There are three choices for where to go:

  • Sourceforge: No chance
  • Bitbucket: I used them in the past, but they couldn't support personal and corporate use at the same time. They supported Mercurial, but Atlassian means an enterprisey design (I hate using Jira). Most importantly when I asked if they would guarantee availability of a download service for any period of time they said they would not. So they are out.
  • Github: There are many things I don't like about Github, but at the end of the day they are the least worst, and only practical alternative.

This is how I converted my projects to github:

  • Use fast-export to convert the Mercurial history to Git. (In theory you can talk Mercurial to Github but it isn't worth it. Also THG lost the ability to do line by line commits.)

  • Use github pages to generate documentation into. However do not follow all those instructions - in particular the gh-pages branch needs to be created as an orphan as it has nothing to do with the master branch and its files. (Better instructions).

    The pages didn't render correctly, which was because they returned 404 for stylesheets and images. You have to do some magic to fix it.

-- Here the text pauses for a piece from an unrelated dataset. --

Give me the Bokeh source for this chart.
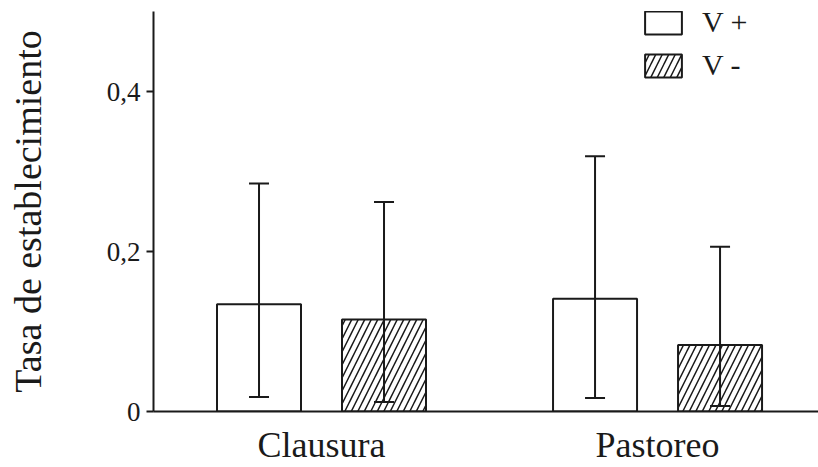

  • Use Google Code Issues Migrator to copy all existing issues over to Github and keep the same ids.

  • Grep the source tree for all mentions of `code.google` and fix them.

  • Edit the projects at Google Code to say they have moved

Before doing the real projects I experimented on a test repository to make sure that the documentation and releases worked. Sadly releases have to be done manually because there don't appear to be any usable command line clients (not even github's one) and none of the libraries I looked at did releases either.